>>>

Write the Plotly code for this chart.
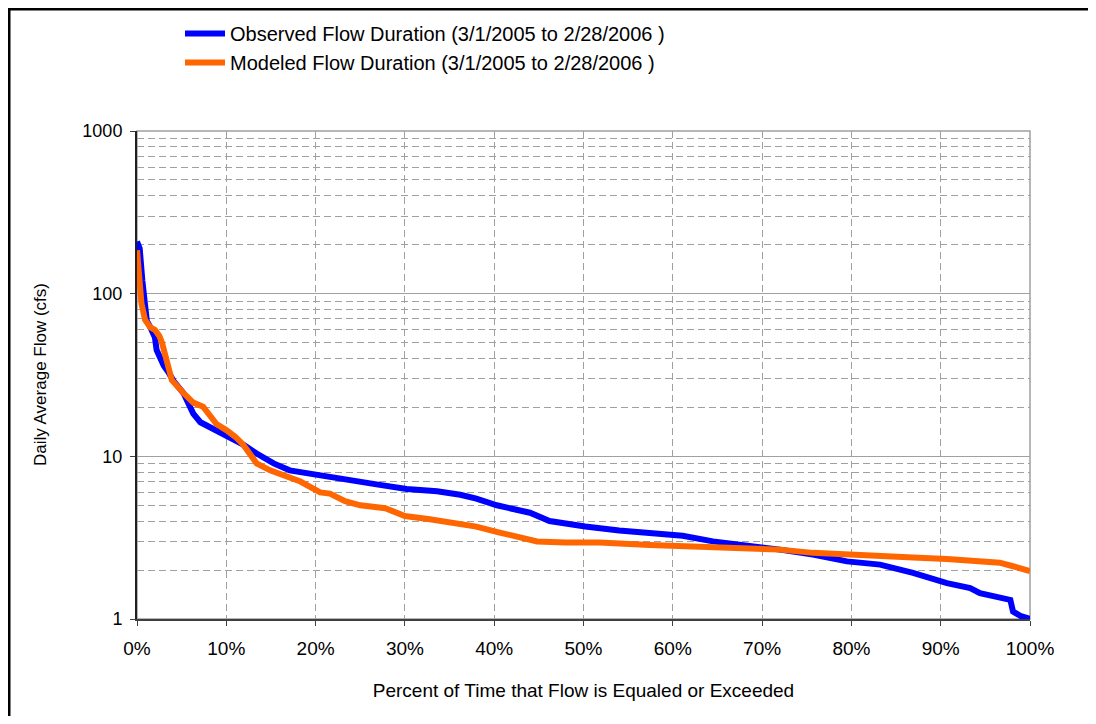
import plotly.graph_objects as go

# Flow duration curves
obs_pct = [0, 0.3, 0.6, 0.9, 1.1, 1.5, 2.0, 2.2, 2.6, 3.0, 3.5, 4.1, 5.2, 5.8, 6.3, 7.1,
           8.5, 9.5, 10.4, 11.9, 13.4, 15.3, 17.1, 18.3, 20.5, 22, 25, 27, 30.2, 33.6,
           36.2, 38, 40.3, 42, 44, 46.2, 48, 50.2, 54, 57.4, 61.1, 64.5, 68.3, 72,
           75.7, 79.5, 83.2, 86.9, 90.7, 93.3, 94.4, 96, 97.8, 98.1, 99, 100]
obs_flow = [209, 190, 120, 83, 68, 62, 54, 45, 39, 36, 33, 29, 24.5, 21, 18.3, 16.2,
            14.8, 14, 13.2, 11.8, 10.4, 9.05, 8.2, 8.0, 7.6, 7.3, 7.0, 6.7, 6.3, 6.1,
            5.8, 5.5, 5.0, 4.8, 4.5, 4.0, 3.85, 3.7, 3.5, 3.35, 3.25, 3.0, 2.84, 2.67,
            2.49, 2.26, 2.16, 1.92, 1.66, 1.55, 1.44, 1.38, 1.31, 1.11, 1.04, 1.0]

mod_pct = [0, 0.2, 0.5, 0.9, 1.5, 2.0, 2.5, 2.8, 3.3, 3.9, 5.2, 6.3, 7.4, 8.2, 8.9,
           10.0, 11.0, 11.9, 13.4, 14.9, 16.5, 17.9, 18.3, 20.5, 21.6, 23.3, 25, 27.8,
           30, 32.8, 36.2, 38, 40.6, 42, 44.8, 48, 51.8, 57.4, 61.1, 64.5, 68.3, 72,
           75.7, 79.5, 83.2, 86.9, 90.7, 94.4, 96.6, 98.1, 100]
mod_flow = [185, 140, 87, 69, 62, 60, 55, 50, 39, 29.4, 24.5, 21.4, 20.2, 18, 15.8,
            14.5, 13.2, 11.8, 9.05, 8.2, 7.6, 7.2, 7.0, 6.0, 5.9, 5.3, 5.0, 4.8,
            4.3, 4.1, 3.85, 3.7, 3.4, 3.25, 3.0, 2.95, 2.95, 2.85, 2.81, 2.75, 2.73, 2.67,
            2.55, 2.51, 2.43, 2.39, 2.34, 2.26, 2.22, 2.11, 1.97]

y_ticks = [1, 10, 100, 1000]
y_minor = [m * d for d in (1, 10, 100) for m in range(2, 10)]
x_ticks = list(range(0, 101, 10))
x_labels = [f"{v}%" for v in x_ticks]

font = "Liberation Sans, Arial, sans-serif"
grid = "#a0a0a0"

# page body has an 8px margin, so the figure is 16px smaller than the window
W, H = 1080, 708
L, R, T, B = 129, 58, 123, 97
pw, ph = W - L - R, H - T - B

fig = go.Figure()
fig.add_scatter(x=obs_pct, y=obs_flow, mode="lines",
                line=dict(color="#0000ff", width=6),
                name="Observed Flow Duration (3/1/2005 to 2/28/2006 )")
fig.add_scatter(x=mod_pct, y=mod_flow, mode="lines",
                line=dict(color="#ff6600", width=6),
                name="Modeled Flow Duration (3/1/2005 to 2/28/2006 )")

fig.update_xaxes(
    range=[0, 100], tickvals=x_ticks, ticktext=x_labels,
    showgrid=True, gridcolor=grid, griddash="7px,4px", gridwidth=1,
    showline=True, linecolor="#404040", linewidth=2,
    ticks="outside", ticklen=5, tickcolor="#404040", ticklabelstandoff=6,
    zeroline=False, automargin=False,
    title=dict(text="Percent of Time that Flow is Equaled or Exceeded", standoff=26,
               font=dict(size=19)),
    tickfont=dict(size=19),
)
fig.update_yaxes(
    type="log", range=[0, 3], tickvals=y_ticks, ticktext=[str(v) for v in y_ticks],
    showgrid=True, gridcolor=grid, gridwidth=1,
    minor=dict(tickvals=y_minor, showgrid=True, gridcolor=grid, griddash="7px,4px", ticks=""),
    showline=True, linecolor="#202020", linewidth=2,
    ticks="outside", ticklen=5, tickcolor="#404040", ticklabelstandoff=4,
    automargin=False,
    tickfont=dict(size=18),
)

# y title as an annotation so it stays put with fixed margins
fig.add_annotation(text="Daily Average Flow (cfs)", textangle=-90, showarrow=False,
                   xref="paper", yref="paper", x=(32 - L) / pw, y=0.5,
                   xanchor="center", yanchor="middle", font=dict(size=17))

# grey plot-area border and the black outer frame
fig.add_shape(type="rect", xref="paper", yref="paper", x0=0, y0=0, x1=1, y1=1,
              line=dict(color=grid, width=1.5), layer="below")
fig.add_shape(type="rect", xref="paper", yref="paper",
              x0=(1 - L) / pw, y0=-0.4, x1=1.3, y1=1 + (T - 1) / ph,
              line=dict(color="black", width=3))

fig.update_layout(
    width=W, height=H,
    margin=dict(l=L, r=R, t=T, b=B, autoexpand=False),
    paper_bgcolor="white", plot_bgcolor="white",
    font=dict(family=font, size=18, color="black"),
    showlegend=True,
    legend=dict(x=(172 - L) / pw, y=1 + (T - 6) / ph, xanchor="left", yanchor="top",
                font=dict(size=20), bgcolor="rgba(0,0,0,0)", itemwidth=40),
)

fig.write_html("out.html")
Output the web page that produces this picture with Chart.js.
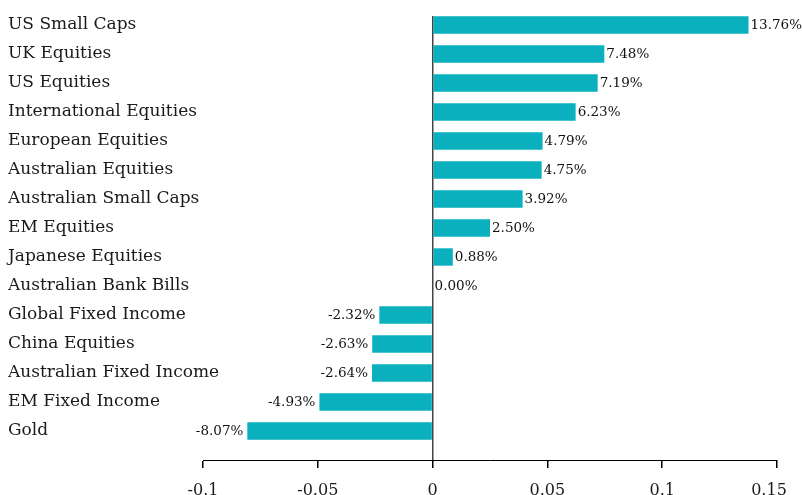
<!DOCTYPE html>
<html>
<head>
<meta charset="utf-8">
<script src="https://cdn.jsdelivr.net/npm/chart.js@4"></script>
<style>
    html, body { margin: 0; padding: 0; background: #fff; }
    #wrap { width: 802px; height: 495px; position: relative; }
</style>
</head>
<body>
<div id="wrap"><canvas id="chart1"></canvas></div>
<script>
const categories = [
    'US Small Caps',
    'UK Equities',
    'US Equities',
    'International Equities',
    'European Equities',
    'Australian Equities',
    'Australian Small Caps',
    'EM Equities',
    'Japanese Equities',
    'Australian Bank Bills',
    'Global Fixed Income',
    'China Equities',
    'Australian Fixed Income',
    'EM Fixed Income',
    'Gold'
];

const returns = [0.1376, 0.0748, 0.0719, 0.0623, 0.0479, 0.0475, 0.0392, 0.0250, 0.0088, 0.0000, -0.0232, -0.0263, -0.0264, -0.0493, -0.0807];

const xTicks = [-0.1, -0.05, 0, 0.05, 0.1, 0.15];

const barColor = '#0bb0bf';
const serif = "'DejaVu Serif', serif";

// Подписи значений у концов столбцов
const valueLabels = {
    id: 'valueLabels',
    afterDatasetsDraw(chart) {
        const ctx = chart.ctx;
        const meta = chart.getDatasetMeta(0);
        ctx.save();
        ctx.font = '13.5px ' + serif;
        ctx.fillStyle = '#111';
        ctx.textBaseline = 'middle';
        meta.data.forEach((bar, i) => {
            const v = returns[i];
            const text = (v * 100).toFixed(2) + '%';
            if (v >= 0) {
                ctx.textAlign = 'left';
                ctx.fillText(text, bar.x + 2, bar.y + 1);
            } else {
                ctx.textAlign = 'right';
                ctx.fillText(text, bar.x - 4, bar.y + 1);
            }
        });
        ctx.restore();
    }
};

document.addEventListener('DOMContentLoaded', () => {
    const chart1 = document.getElementById('chart1');
    new Chart(chart1.getContext('2d'), {
        type: 'bar',
        data: {
            datasets: [{
                data: returns.map((v, i) => ({ x: v, y: i })),
                backgroundColor: barColor,
                borderWidth: 0,
                barPercentage: 0.75,
                categoryPercentage: 0.8
            }]
        },
        plugins: [valueLabels],
        options: {
            indexAxis: 'y',
            responsive: true,
            maintainAspectRatio: false,
            animation: false,
            layout: {
                padding: { left: 8, right: 0, top: 16, bottom: 0 }
            },
            plugins: {
                legend: { display: false },
                tooltip: { enabled: false }
            },
            scales: {
                y: {
                    type: 'linear',
                    reverse: true,
                    offset: false,
                    min: -0.31,
                    max: 15,
                    afterBuildTicks: (s) => {
                        s.ticks = categories.map((c, i) => ({ value: i }));
                    },
                    afterFit: (s) => { s.width = 195; },
                    grid: { display: false, drawTicks: false },
                    border: { display: false },
                    ticks: {
                        autoSkip: false,
                        mirror: true, // подписи заходят в область графика, не обрезаются
                        padding: -195,
                        color: '#1a1a1a',
                        font: { family: serif, size: 17 },
                        callback: (v) => categories[v]
                    }
                },
                x: {
                    type: 'linear',
                    min: xTicks[0],
                    max: xTicks[xTicks.length - 1],
                    afterBuildTicks: (s) => {
                        s.ticks = xTicks.map(v => ({ value: v }));
                    },
                    afterFit: (s) => {
                        s.height = 35;
                        s.paddingRight = 25;
                    },
                    grid: {
                        drawTicks: true,
                        tickLength: 8,
                        tickColor: '#000',
                        color: (c) => (c.tick && Math.abs(c.tick.value) < 1e-9) ? '#444' : 'rgba(0,0,0,0)',
                        lineWidth: 1.5
                    },
                    border: { display: true, color: '#000', width: 1 },
                    ticks: {
                        padding: 13,
                        maxRotation: 0,
                        color: '#1a1a1a',
                        font: { family: serif, size: 16 },
                        // последняя подпись сдвинута влево, чтобы не обрезалась
                        callback: (v, i, arr) => String(+(+v).toFixed(2)) + (i === arr.length - 1 ? '\u2003' : '')
                    }
                }
            }
        }
    });
});
</script>
</body>
</html>
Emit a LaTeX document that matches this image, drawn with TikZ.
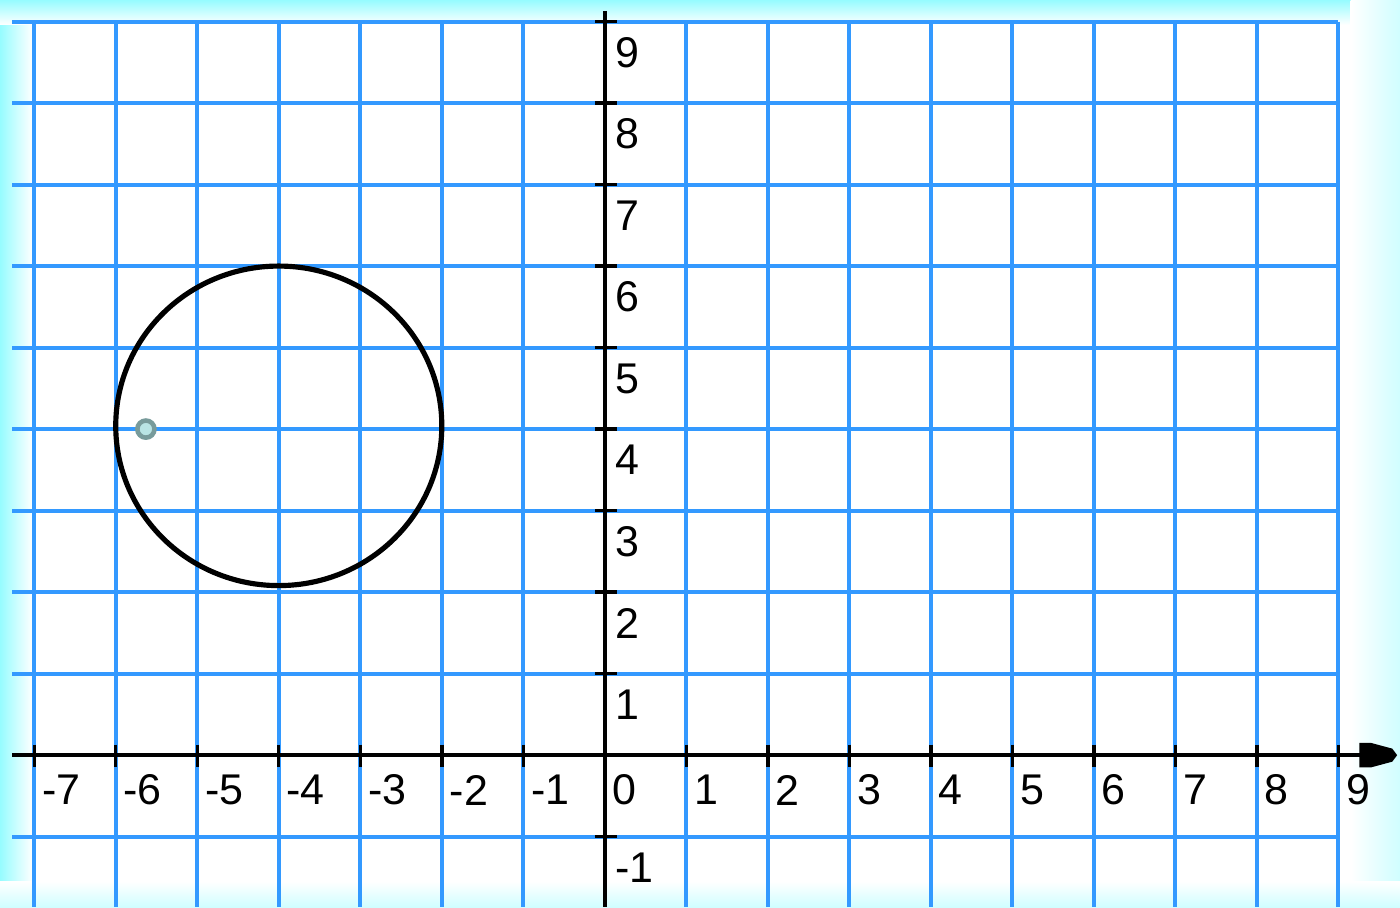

<<<

Your instructions |
Repeat the records above exactly, from the first line through the line that contains "import plotly.graph_objects as go", and leave out the pictures.

Response to this exercise |
Write the Plotly code for this chart.
import plotly.graph_objects as go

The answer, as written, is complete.